Available information about his boyhood and early youth is patchy and disconnected. We learn that his father, Shivrampant, was a poor man, who worked for some time as a domestic servant in Bombay and, later, eked out his Livelihoods as a petty farmer at Kandalgaon, a small village in the back woods of Ratnagiri district of Maharashtra. Maruti grew up almost without education. As a boy he assisted his father in such labours as lay within his power-tended cattle, drove oxen, worked in the fields and ran errands. His pleasures were simple, as his labours, but he was gifted with an inquisitive mind, bubbling over with questions of all sorts.
I met Sri Nisargadatta Maharaj some years back and was impressed with the spontaneous simplicity of his appearance and, behaviour and his deep and genuine earnestness in expounding his experience.
However humble and difficult to discover his little tenement in the backlanes of Bombay, many have found their way there. Most of them are Indians, conversing freely in their native language, but there were also many foreigners who needed a translator. Whenever I was present the task would fall to me. Many of the questions put and answers given were so interesting and significant that a tape-recorder was brought in while most of the tapes were of the regular Marathi-English variety, some were polyglot scrambles of several Indian and European languages. Later, each tape was deciphered and translated into English.
It was not easy to translate verbatim and at the same time avoid tedious repetitions and reiterations. It is hoped that the present translation of the tape-recordings will not reduce the impact of this clear-minded, generous and in many ways an unusual human being.
A Marathi version of these talks, verified by Sri Nisargadatta Maharaj himself, has been separately published.
The present edition of I AM THAT is a revised and re- edited version of the 101 talks that appeared in two volumes in earlier editions. Not only the matter has now been reset in a more readable typeface and with chapter headings, but new pictures of Sri Nisargadatta Maharaj have been included and the appendices contain some hitherto unpublished valuable material.

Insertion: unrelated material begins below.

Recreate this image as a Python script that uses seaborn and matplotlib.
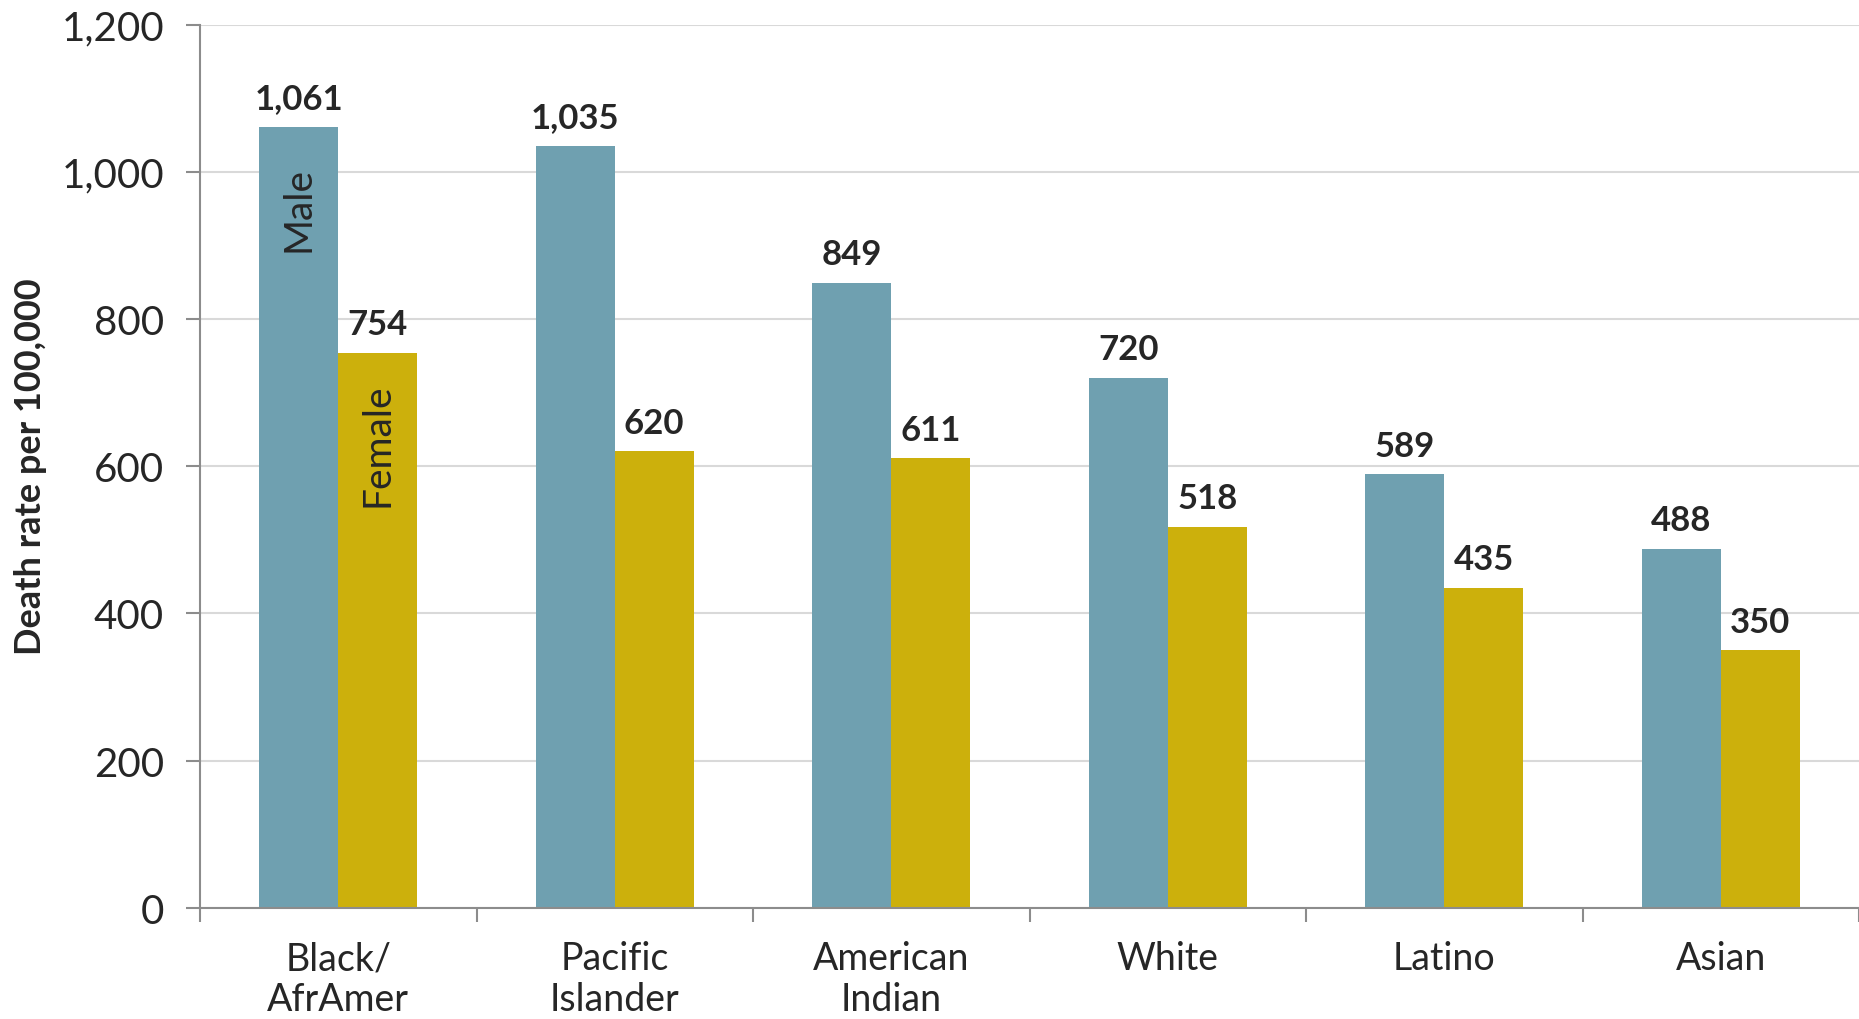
import pandas as pd
import matplotlib.pyplot as plt
import seaborn as sns
from matplotlib.ticker import FixedLocator

# Death rate per 100,000 by race/ethnicity and sex
groups = ['Black/\nAfrAmer', 'Pacific\nIslander', 'American\nIndian', 'White', 'Latino', 'Asian']
male = [1061, 1035, 849, 720, 589, 488]
female = [754, 620, 611, 518, 435, 350]
sexes = ['Male', 'Female']
colors = ['#6FA0B0', '#CCB00C']

df = pd.DataFrame({
    'Group': groups * 2,
    'Sex': ['Male'] * len(groups) + ['Female'] * len(groups),
    'Rate': male + female,
})

sns.set_style('white')
plt.rcParams['font.family'] = ['Lato', 'DejaVu Sans']

fig = plt.figure(figsize=(18.59, 10.2), dpi=100)
ax = fig.add_axes([0.1076, 0.109, 0.8924, 0.866])

sns.barplot(data=df, x='Group', y='Rate', hue='Sex', hue_order=sexes,
            palette=colors, width=0.57, linewidth=0, saturation=1,
            legend=False, ax=ax)

# value labels above bars
for cont in ax.containers:
    ax.bar_label(cont, labels=[f'{v:,.0f}' for v in cont.datavalues],
                 padding=9, fontsize=25, fontweight='bold')

# series names written inside the first pair of bars
bm = ax.containers[0][0]
bf = ax.containers[1][0]
ax.text(bm.get_x() + bm.get_width() / 2, 950, 'Male', rotation=90,
        ha='center', va='center', fontsize=28)
ax.text(bf.get_x() + bf.get_width() / 2, 630, 'Female', rotation=90,
        ha='center', va='center', fontsize=28)

ax.set_ylim(0, 1200)
ax.set_xlim(-0.5, len(groups) - 0.5)
ax.set_yticks(range(0, 1201, 200))
ax.set_yticklabels([f'{v:,}' for v in range(0, 1201, 200)], fontsize=29)
ax.yaxis.grid(True, color='#D9D9D9', linewidth=1.5)
ax.set_axisbelow(True)

ax.set_xlabel('')
ax.set_ylabel('Death rate per 100,000', fontsize=26, fontweight='bold')
ax.yaxis.set_label_coords(-0.092, 0.5)
ax.tick_params(axis='x', which='major', bottom=False, labelsize=27, pad=20)
ax.xaxis.set_minor_locator(FixedLocator([i - 0.5 for i in range(len(groups) + 1)]))
ax.tick_params(axis='x', which='minor', bottom=True, length=10, width=1.5,
               color='#8C8C8C', direction='out')
ax.tick_params(axis='y', left=True, length=10, width=1.5, color='#8C8C8C',
               direction='out', pad=16)
for lbl in ax.get_xticklabels():
    lbl.set_linespacing(1.15)
    lbl.set_va('top')

for side in ['top', 'right']:
    ax.spines[side].set_visible(False)
for side in ['left', 'bottom']:
    ax.spines[side].set_color('#8C8C8C')
    ax.spines[side].set_linewidth(1.5)

plt.savefig('out.png', dpi=100)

I draw special attention of the reader to the contribution entitled 'Nisarga Yoga' (Appendix I), in which my esteemed friend, the late Maurice Frydman, has succinctly presented the teaching of Maharaj. Simplicity and humility are the keynotes of his teachings, as Maurice observes. The Master does not propound any intellectual concept or doctrine. He does not put forward any preconditions before the seekers and is happy with them as they are. In fact Sri Nisargadatta Maharaj is peculiarly free from all disparagement and condemnation, the sinner and the saint are merely exchanging notes, the saint has sinned, the sinner can be sanctified. It is time that divides them; it is time that will bring them together. The teacher does not evaluate, his sole concern is with 'suffering and the ending of suffering'. He knows from his personal and abiding experience that the roots of sorrow are in the mind and it is the mind that must be freed from its distorting and destructive habits. Of these the identification of the self with its projections is most fatal. By precept and example Sri Nisargadatta Maharaj shows a shortcut, a-logical but empirically sound It operates, when understood.